A hybrid particle-continuum method for hydrodynamics of complex fluids

TL;DR

This paper extends a hybrid particle-continuum method to dense fluids and multi-dimensional flows, demonstrating its ability to accurately reproduce microscopic dynamics and non-equilibrium phenomena by incorporating thermal fluctuations into the continuum solver.

Contribution

The paper generalizes a hybrid particle-continuum scheme to dense fluids and higher dimensions, emphasizing the importance of including fluctuations in continuum solvers for accurate multiscale modeling.

Findings

Hybrid method accurately reproduces bead velocity autocorrelation.

Including fluctuations in the continuum solver is essential.

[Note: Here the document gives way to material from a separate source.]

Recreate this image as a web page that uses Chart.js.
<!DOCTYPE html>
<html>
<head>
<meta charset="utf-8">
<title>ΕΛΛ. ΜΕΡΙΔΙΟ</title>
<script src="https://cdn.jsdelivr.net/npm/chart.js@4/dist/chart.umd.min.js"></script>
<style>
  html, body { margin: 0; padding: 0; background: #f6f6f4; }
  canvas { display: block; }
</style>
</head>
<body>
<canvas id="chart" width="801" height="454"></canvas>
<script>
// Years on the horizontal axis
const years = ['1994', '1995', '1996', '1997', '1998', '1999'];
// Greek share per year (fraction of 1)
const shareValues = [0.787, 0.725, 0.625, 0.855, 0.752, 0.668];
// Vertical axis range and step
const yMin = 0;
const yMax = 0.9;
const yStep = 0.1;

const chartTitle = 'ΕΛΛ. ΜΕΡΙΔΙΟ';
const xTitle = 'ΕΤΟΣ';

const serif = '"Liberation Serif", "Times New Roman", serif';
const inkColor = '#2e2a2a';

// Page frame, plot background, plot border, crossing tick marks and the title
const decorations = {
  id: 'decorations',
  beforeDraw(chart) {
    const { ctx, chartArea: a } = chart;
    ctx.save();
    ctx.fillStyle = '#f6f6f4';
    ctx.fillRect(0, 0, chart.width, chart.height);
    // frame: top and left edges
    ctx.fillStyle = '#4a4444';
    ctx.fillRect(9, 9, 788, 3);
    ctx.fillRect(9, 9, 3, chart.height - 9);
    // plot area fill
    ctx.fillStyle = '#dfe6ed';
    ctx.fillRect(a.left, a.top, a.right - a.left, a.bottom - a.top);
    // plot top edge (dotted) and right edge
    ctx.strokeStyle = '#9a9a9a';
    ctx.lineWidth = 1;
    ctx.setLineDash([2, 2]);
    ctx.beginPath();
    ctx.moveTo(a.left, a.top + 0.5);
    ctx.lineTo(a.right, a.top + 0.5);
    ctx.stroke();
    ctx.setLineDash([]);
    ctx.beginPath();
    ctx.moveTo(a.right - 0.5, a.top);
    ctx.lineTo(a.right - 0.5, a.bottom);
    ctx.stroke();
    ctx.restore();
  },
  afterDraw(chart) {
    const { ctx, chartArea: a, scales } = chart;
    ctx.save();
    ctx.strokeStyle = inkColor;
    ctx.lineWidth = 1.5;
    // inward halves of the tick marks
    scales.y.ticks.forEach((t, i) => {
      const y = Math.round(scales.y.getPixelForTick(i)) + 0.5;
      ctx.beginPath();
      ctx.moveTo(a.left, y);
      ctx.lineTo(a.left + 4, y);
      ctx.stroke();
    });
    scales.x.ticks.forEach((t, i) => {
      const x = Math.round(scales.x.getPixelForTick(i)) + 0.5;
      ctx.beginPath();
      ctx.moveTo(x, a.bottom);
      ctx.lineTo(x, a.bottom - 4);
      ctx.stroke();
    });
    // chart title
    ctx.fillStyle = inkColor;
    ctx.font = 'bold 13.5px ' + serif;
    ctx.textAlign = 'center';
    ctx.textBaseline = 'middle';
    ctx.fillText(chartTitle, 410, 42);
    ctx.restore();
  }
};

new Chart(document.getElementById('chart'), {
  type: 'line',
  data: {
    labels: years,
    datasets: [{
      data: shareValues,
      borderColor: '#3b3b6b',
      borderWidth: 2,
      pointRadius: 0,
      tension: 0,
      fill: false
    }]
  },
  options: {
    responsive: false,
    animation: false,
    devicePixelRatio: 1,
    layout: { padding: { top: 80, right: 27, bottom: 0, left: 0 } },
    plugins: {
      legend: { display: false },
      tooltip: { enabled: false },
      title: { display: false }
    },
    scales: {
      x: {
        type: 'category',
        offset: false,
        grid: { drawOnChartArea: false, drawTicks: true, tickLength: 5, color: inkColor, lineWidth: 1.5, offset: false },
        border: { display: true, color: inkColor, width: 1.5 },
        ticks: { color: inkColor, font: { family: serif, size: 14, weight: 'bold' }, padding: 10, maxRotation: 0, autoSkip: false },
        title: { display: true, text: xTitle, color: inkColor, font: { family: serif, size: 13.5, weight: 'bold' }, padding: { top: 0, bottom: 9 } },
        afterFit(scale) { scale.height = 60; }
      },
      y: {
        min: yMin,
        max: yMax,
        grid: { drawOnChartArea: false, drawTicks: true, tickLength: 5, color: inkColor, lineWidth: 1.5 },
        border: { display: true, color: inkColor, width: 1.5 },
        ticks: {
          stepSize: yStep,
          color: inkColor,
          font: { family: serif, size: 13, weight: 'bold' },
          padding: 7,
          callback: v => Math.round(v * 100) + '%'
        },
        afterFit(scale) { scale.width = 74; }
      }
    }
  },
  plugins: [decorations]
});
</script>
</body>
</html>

Correctly models non-equilibrium relaxation of the adiabatic piston.

Abstract

A previously-developed hybrid particle-continuum method [J. B. Bell, A. Garcia and S. A. Williams, SIAM Multiscale Modeling and Simulation, 6:1256-1280, 2008] is generalized to dense fluids and two and three dimensional flows. The scheme couples an explicit fluctuating compressible Navier-Stokes solver with the Isotropic Direct Simulation Monte Carlo (DSMC) particle method [A. Donev and A. L. Garcia and B. J. Alder, ArXiv preprint 0908.0510]. To achieve bidirectional dynamic coupling between the particle (microscale) and continuum (macroscale) regions, the continuum solver provides state-based boundary conditions to the particle subdomain, while the particle solver provides flux-based boundary conditions for the continuum subdomain. The equilibrium diffusive (Brownian) motion of a large spherical bead suspended in a particle fluid is examined, demonstrating that the hybrid method correctly reproduces the velocity autocorrelation function of the bead but only if thermal fluctuations are included in the continuum solver. Finally, the hybrid is applied to the well-known adiabatic piston problem and it is found that the hybrid correctly reproduces the slow non-equilibrium relaxation of the piston toward thermodynamic equilibrium but, again, only the continuum solver includes stochastic (white-noise) flux terms. These examples clearly demonstrate the need to include fluctuations in continuum solvers employed in hybrid multiscale methods.